Üç büyük gelişmekte olan ülke olan Brezilya, Hindistan ve Endonezya’nın yerel para birimleri önemli satış baskısı altında kalarak sırasıyla %17.4; %25.9 ve %17.5 seviyesinde değer kaybetti. Bu ülkelerin yerel para birimlerindeki kaybın Türkiye’den çok daha yüksek olduğu görülüyor. Her üç ülkede de ortak bir resim karşımıza çıkıyor: Düşük büyüme, artan cari açık ve hedef üzeri enflasyon ayrıca Hindistan’da stabilize olmayan faiz oranları.

Brezilya’da 2013 yılı büyüme tahminleri Mayıs’tan bu yana sürekli aşağı yönlü revize ediliyor. Buna rağmen cari açığın milli gelire oranı bozulma trendinde. 2008 kriz öncesinde cari denge pozitif idi. Brezilya’daki temel sorun büyümeyi besleyecek altyapı ve benzeri diğer verimli yatırımların gerçekleşmemesi. 

 Endonezya’da da büyüme yavaşlama trendinde, iç talep zayıflıyor. Cari işlemler açığı ise 2011’den bu yana bozulma trendinde. Bu yıl politika faizi 125 baz puan artış la %7 seviyesine geldi. Endonezya Japonya merkez bankası ile 12 milyar Dolar tutarında swap anlaşması imzaladı.

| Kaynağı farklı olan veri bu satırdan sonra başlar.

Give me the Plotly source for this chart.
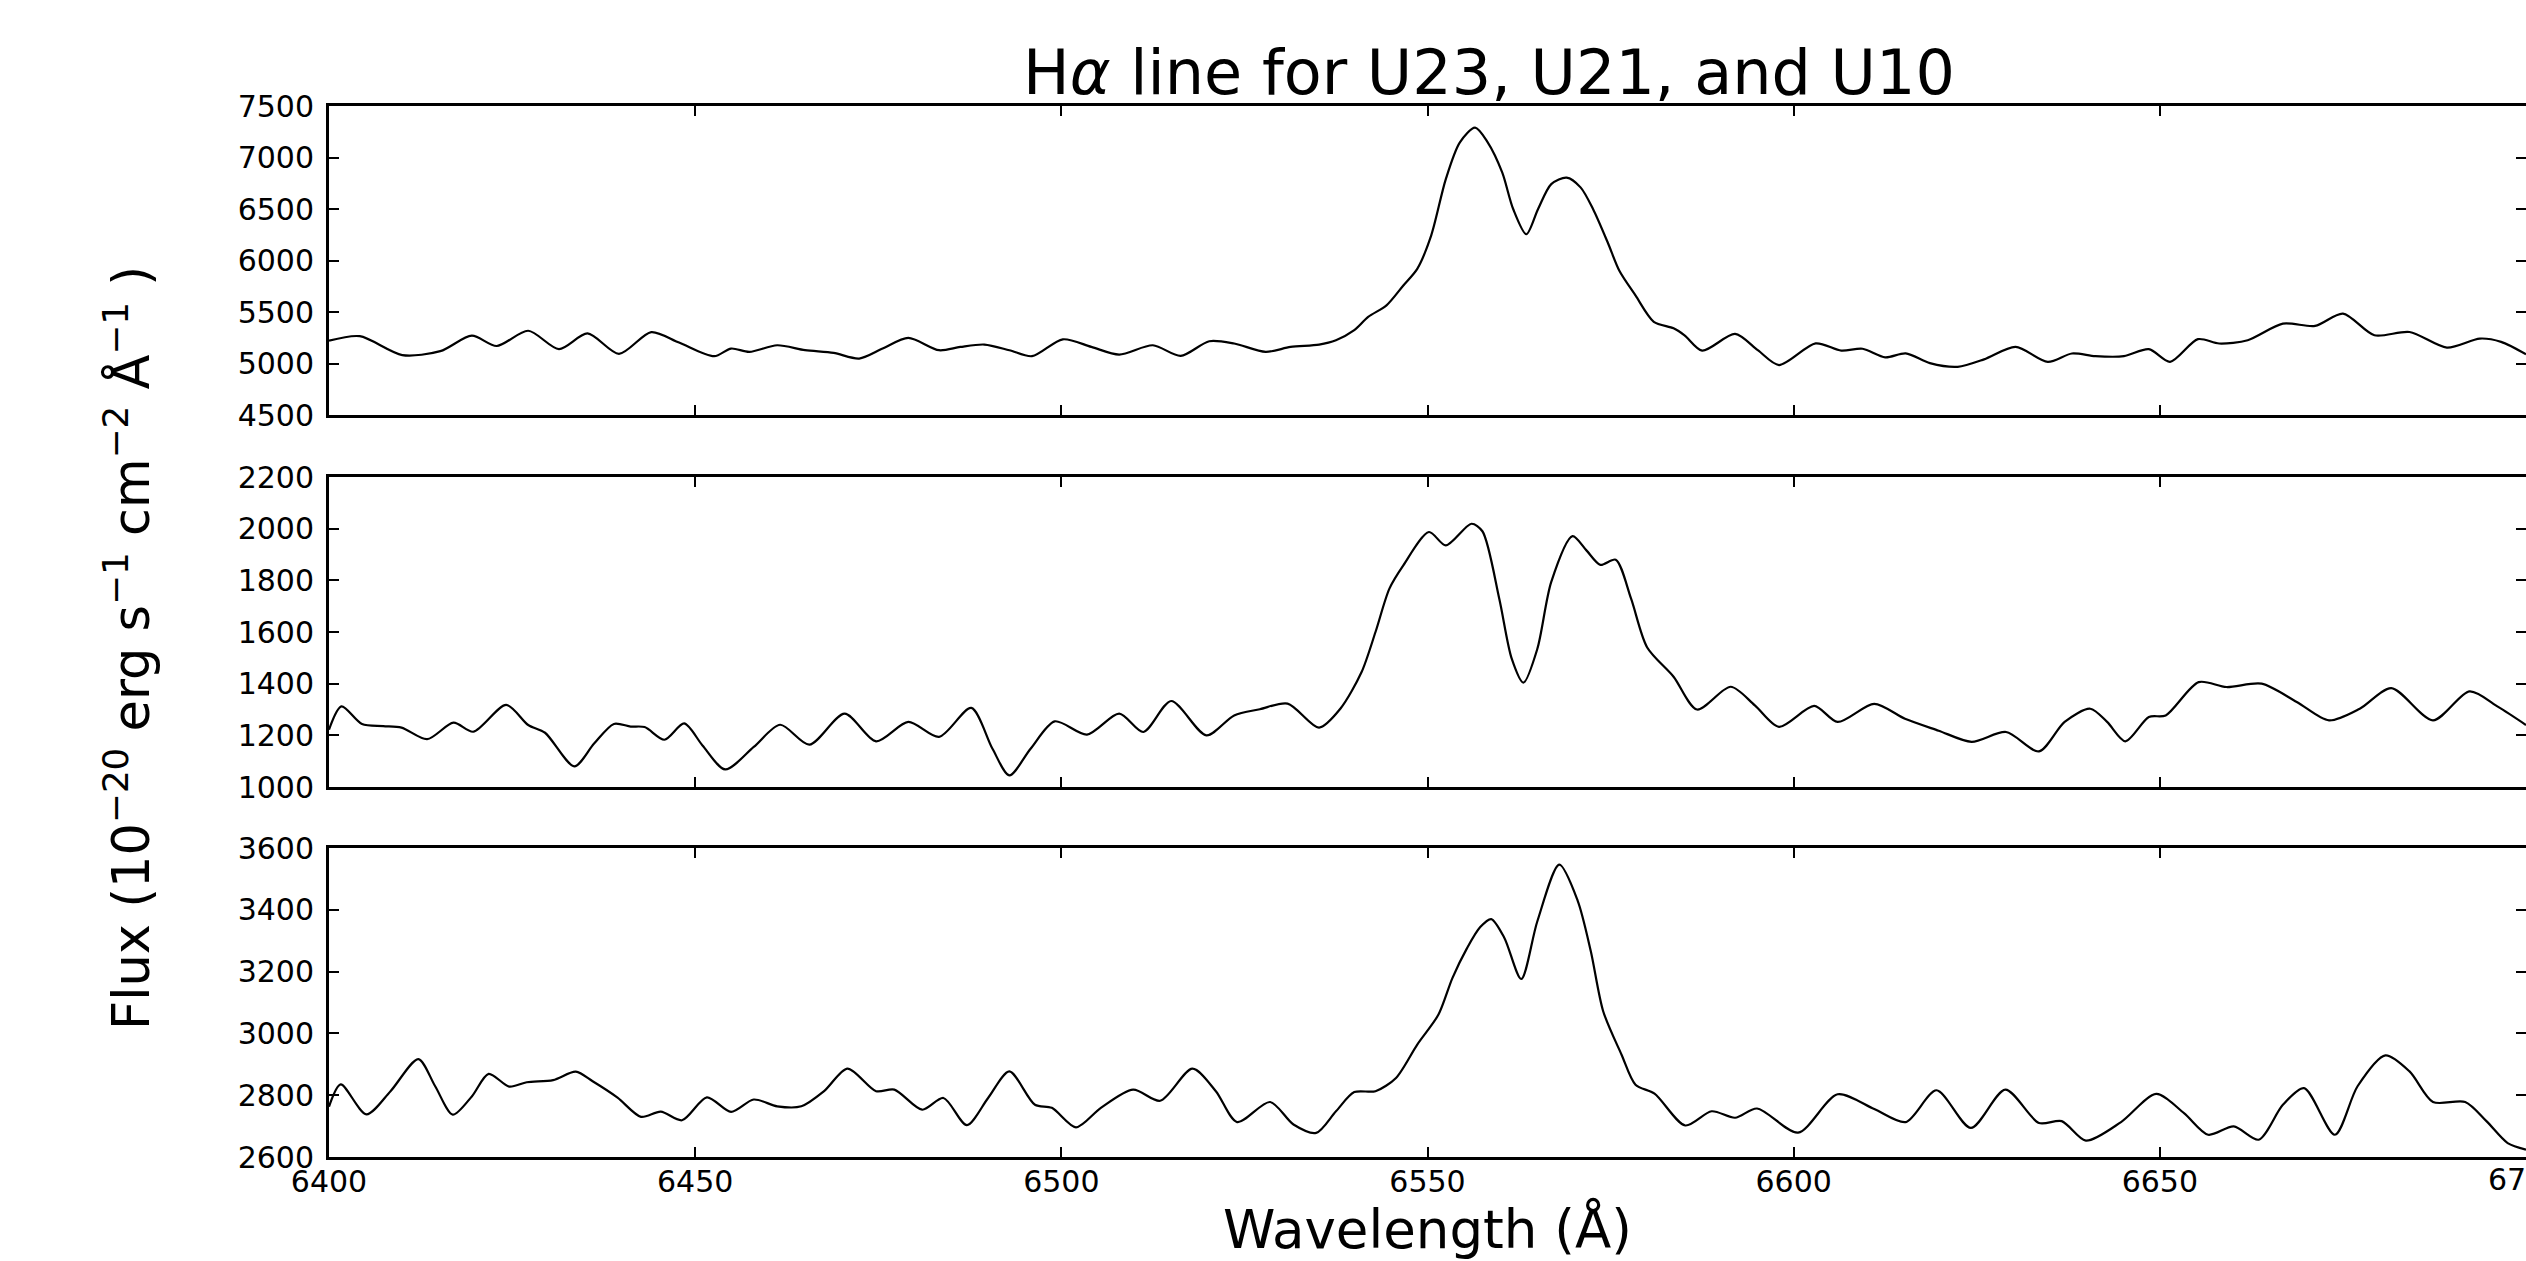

Hindistan rupisi gelişmekte olan ülke para birimleri içerisinde en fazla değer kaybedeni: Hindistan Merkez Bankası, Temmuz ortasında kısa vadeli gösterge faizini %10,25 seviyesine yükseltti.  Ancak bu politika adımı istenen sonuçları getirmedi ve likidite sıkışıklığı yaratarak uzun vadeli faiz oranlarının yükselmesini getirdi.

Türkiye  ise 2012’de yaşanan yeniden dengelenme sürecinin ardından ılımlı bir büyüme trendine girildi. Cari işlemler açığı yüksek ancak altın ticareti hariç tutulduğunda geriliyor.  Enflasyon Ağustos’ta gerileme gösterdi ancak döviz kuru hareketlerinden dolayı fiyatlama davranışlarındaki bozulma önemli bir risk unsuru. TCMB, son piyasa dalgalanmasına döviz likiditesi sağlayarak ve kısa vadeli faizleri belirli bir eşik seviyesinin (%7,75) altında tutmayı amaçlayarak bu türbülansın ekonomik büyümeye olan maliyetini en aza indirgemeye çalışıyor. Türkiye için büyüme görünümü yılın başına göre kısa vadeli bir miktar gerilese de orta-uzun vadeli görünümü sağlam görüyoruz.